Only the lines from the start of the data to the line containing "const lastDay = 625;", both included, should be output, exactly and without pictures.

________________________

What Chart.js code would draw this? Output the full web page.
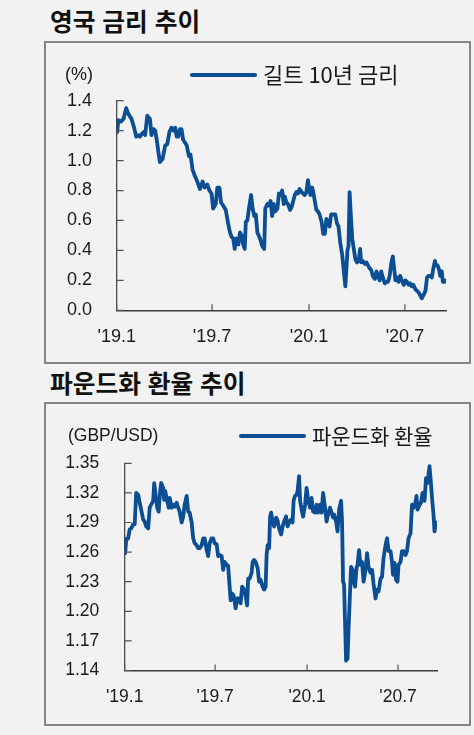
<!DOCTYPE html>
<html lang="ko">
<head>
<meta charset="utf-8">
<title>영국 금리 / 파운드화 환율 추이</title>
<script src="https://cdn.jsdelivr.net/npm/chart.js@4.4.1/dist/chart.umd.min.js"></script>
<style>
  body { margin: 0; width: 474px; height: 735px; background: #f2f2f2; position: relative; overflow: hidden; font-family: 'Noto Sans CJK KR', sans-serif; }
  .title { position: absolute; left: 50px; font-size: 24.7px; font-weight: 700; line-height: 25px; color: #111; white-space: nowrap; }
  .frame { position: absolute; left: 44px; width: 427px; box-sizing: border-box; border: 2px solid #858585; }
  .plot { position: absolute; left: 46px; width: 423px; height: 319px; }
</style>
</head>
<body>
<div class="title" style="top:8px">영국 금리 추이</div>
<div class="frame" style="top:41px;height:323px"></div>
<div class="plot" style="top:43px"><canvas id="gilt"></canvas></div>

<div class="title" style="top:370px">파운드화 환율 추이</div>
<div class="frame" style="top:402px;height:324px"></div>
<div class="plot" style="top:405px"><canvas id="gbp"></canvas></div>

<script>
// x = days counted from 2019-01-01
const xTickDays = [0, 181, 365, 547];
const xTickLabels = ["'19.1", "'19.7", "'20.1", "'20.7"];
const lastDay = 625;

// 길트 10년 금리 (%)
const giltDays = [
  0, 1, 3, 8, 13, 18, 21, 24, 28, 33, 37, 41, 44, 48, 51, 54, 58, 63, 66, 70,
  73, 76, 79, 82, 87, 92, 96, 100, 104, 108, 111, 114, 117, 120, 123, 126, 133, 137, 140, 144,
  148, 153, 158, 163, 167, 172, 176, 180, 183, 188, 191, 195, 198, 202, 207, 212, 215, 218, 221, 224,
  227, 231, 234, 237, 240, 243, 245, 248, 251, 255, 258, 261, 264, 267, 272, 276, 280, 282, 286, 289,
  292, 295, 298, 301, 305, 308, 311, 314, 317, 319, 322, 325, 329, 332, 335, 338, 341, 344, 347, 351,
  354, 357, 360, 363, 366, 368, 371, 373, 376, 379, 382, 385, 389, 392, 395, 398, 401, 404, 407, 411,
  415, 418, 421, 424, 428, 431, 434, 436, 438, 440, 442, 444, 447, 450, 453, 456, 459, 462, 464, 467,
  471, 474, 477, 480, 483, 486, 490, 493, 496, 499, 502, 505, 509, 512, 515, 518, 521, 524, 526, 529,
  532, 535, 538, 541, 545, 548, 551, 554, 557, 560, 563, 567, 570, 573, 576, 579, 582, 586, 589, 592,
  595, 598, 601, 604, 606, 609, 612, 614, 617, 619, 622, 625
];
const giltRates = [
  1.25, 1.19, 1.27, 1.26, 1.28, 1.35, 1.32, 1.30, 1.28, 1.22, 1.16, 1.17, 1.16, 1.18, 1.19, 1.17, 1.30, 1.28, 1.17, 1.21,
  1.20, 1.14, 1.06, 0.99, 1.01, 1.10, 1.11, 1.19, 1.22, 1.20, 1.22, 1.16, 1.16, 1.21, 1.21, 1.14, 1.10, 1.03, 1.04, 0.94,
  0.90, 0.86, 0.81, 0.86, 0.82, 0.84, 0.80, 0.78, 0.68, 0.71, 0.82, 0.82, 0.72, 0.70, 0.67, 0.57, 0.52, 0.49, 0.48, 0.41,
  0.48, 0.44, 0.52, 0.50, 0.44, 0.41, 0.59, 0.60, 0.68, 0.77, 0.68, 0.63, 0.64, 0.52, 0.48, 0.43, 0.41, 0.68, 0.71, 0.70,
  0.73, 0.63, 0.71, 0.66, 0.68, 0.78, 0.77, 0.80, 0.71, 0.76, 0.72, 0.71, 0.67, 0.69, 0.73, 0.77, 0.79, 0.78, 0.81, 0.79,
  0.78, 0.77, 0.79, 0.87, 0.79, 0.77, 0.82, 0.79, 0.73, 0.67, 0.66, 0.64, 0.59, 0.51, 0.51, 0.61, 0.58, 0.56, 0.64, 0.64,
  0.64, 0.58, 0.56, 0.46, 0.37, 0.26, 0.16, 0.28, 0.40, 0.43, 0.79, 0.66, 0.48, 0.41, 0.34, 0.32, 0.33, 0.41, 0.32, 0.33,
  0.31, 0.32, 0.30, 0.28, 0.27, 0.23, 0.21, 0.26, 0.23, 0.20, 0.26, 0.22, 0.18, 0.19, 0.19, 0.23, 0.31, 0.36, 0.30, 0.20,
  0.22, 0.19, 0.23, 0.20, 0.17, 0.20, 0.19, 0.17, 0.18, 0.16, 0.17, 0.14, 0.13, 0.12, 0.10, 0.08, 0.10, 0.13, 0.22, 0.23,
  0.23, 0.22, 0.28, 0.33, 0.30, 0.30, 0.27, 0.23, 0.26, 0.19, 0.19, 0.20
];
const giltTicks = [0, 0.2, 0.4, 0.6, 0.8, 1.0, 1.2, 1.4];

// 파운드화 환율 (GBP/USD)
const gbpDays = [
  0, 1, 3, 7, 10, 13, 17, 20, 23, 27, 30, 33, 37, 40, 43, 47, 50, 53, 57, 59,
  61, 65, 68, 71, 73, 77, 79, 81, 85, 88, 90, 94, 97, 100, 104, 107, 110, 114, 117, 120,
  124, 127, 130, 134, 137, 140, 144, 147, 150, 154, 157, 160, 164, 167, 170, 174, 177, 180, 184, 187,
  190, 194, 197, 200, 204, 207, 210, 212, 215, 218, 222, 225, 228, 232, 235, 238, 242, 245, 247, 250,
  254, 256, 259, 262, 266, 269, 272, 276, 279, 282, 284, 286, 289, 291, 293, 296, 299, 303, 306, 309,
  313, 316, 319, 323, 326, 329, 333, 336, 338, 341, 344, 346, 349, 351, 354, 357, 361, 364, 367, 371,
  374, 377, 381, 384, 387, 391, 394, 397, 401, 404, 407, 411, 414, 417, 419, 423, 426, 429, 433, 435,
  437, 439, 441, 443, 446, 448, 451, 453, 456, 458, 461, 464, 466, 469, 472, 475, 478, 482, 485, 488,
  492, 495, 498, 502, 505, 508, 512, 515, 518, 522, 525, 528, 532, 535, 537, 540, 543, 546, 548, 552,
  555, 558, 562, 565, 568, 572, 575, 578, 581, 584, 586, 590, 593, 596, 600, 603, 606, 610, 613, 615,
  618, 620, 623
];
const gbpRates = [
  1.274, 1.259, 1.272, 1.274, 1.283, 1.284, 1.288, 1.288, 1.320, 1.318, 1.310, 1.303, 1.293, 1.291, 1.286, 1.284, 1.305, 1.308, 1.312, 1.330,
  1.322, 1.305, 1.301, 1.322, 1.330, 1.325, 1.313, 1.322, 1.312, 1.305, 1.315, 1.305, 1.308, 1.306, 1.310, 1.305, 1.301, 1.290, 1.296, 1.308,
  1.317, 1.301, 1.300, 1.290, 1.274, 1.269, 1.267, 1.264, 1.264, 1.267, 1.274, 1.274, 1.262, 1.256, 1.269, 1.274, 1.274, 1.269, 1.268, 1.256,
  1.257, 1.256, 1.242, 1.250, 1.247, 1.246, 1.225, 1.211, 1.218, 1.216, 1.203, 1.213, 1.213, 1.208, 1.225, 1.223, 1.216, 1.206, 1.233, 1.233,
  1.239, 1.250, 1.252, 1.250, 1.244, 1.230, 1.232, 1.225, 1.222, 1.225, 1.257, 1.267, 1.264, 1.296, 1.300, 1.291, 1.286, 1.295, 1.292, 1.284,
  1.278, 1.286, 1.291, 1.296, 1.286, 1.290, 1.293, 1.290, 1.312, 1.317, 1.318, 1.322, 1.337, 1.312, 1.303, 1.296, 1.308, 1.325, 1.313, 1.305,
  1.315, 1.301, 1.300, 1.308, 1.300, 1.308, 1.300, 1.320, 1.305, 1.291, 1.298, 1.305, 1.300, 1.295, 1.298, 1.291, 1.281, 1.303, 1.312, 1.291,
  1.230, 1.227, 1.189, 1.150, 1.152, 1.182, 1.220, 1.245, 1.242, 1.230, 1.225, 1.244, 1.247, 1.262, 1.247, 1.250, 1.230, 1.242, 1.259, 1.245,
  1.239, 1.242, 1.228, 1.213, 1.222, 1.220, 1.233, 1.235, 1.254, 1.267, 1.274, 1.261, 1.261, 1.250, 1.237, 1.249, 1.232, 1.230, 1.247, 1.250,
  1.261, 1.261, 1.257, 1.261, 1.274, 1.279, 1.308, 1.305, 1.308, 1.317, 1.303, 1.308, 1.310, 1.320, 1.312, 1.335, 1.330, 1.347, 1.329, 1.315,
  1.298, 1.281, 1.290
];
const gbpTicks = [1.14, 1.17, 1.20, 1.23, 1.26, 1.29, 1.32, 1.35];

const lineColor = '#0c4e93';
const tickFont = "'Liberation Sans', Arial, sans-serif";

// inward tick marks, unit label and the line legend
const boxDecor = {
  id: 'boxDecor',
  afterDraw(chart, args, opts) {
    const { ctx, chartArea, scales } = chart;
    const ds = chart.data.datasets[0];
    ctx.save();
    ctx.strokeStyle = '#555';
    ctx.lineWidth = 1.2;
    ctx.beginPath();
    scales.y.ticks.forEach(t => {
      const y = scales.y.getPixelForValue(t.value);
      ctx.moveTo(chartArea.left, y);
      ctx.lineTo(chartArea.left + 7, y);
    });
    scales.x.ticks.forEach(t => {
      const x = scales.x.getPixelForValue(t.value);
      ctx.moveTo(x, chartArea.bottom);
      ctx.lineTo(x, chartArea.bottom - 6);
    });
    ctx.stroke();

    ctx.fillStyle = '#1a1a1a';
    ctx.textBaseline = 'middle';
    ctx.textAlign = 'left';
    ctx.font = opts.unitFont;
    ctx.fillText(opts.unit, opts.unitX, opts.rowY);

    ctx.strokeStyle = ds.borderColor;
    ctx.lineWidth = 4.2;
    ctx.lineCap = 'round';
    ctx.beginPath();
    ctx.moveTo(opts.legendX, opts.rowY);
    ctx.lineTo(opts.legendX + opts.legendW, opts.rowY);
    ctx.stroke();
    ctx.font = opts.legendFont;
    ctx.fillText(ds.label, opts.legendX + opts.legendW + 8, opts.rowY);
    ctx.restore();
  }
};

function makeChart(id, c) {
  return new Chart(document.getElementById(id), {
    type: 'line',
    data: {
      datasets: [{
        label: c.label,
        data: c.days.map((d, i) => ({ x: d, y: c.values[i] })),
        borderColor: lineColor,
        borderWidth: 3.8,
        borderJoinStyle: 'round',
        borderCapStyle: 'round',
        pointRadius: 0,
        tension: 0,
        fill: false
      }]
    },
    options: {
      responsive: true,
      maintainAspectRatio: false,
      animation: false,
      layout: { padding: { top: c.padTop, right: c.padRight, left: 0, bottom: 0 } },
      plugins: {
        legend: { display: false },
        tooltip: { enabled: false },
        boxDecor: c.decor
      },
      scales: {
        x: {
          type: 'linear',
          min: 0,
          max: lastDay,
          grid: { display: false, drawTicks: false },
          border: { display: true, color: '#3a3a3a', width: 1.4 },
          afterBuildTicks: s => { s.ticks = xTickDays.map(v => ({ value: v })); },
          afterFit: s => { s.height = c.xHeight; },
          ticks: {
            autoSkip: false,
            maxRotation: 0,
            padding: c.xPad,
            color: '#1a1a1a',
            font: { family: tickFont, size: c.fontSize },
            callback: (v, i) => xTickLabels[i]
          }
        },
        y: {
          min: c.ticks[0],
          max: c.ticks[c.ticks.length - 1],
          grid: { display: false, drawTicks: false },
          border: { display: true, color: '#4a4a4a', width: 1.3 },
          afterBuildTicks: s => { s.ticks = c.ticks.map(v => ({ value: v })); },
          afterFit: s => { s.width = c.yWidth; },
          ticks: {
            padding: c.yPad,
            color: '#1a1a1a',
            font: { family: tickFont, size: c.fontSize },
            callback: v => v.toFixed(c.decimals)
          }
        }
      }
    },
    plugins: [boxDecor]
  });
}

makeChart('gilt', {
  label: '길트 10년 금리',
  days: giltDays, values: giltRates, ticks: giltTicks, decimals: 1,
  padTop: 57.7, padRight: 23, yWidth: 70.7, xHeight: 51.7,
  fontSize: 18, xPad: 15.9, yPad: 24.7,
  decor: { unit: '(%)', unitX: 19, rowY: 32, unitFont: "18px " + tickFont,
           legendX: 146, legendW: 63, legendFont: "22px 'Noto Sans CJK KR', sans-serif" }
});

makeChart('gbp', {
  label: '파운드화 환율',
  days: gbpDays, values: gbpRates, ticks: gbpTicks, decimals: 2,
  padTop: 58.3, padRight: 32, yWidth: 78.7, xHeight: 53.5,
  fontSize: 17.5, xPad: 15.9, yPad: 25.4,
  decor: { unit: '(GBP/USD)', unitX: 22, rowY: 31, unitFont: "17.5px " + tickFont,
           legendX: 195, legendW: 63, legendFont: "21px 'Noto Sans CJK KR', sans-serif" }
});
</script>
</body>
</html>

________________________

*Result for this exercise*.
What Chart.js code would draw this? Output the full web page.
<!DOCTYPE html>
<html lang="ko">
<head>
<meta charset="utf-8">
<title>영국 금리 / 파운드화 환율 추이</title>
<script src="https://cdn.jsdelivr.net/npm/chart.js@4.4.1/dist/chart.umd.min.js"></script>
<style>
  body { margin: 0; width: 474px; height: 735px; background: #f2f2f2; position: relative; overflow: hidden; font-family: 'Noto Sans CJK KR', sans-serif; }
  .title { position: absolute; left: 50px; font-size: 24.7px; font-weight: 700; line-height: 25px; color: #111; white-space: nowrap; }
  .frame { position: absolute; left: 44px; width: 427px; box-sizing: border-box; border: 2px solid #858585; }
  .plot { position: absolute; left: 46px; width: 423px; height: 319px; }
</style>
</head>
<body>
<div class="title" style="top:8px">영국 금리 추이</div>
<div class="frame" style="top:41px;height:323px"></div>
<div class="plot" style="top:43px"><canvas id="gilt"></canvas></div>

<div class="title" style="top:370px">파운드화 환율 추이</div>
<div class="frame" style="top:402px;height:324px"></div>
<div class="plot" style="top:405px"><canvas id="gbp"></canvas></div>

<script>
// x = days counted from 2019-01-01
const xTickDays = [0, 181, 365, 547];
const xTickLabels = ["'19.1", "'19.7", "'20.1", "'20.7"];
const lastDay = 625;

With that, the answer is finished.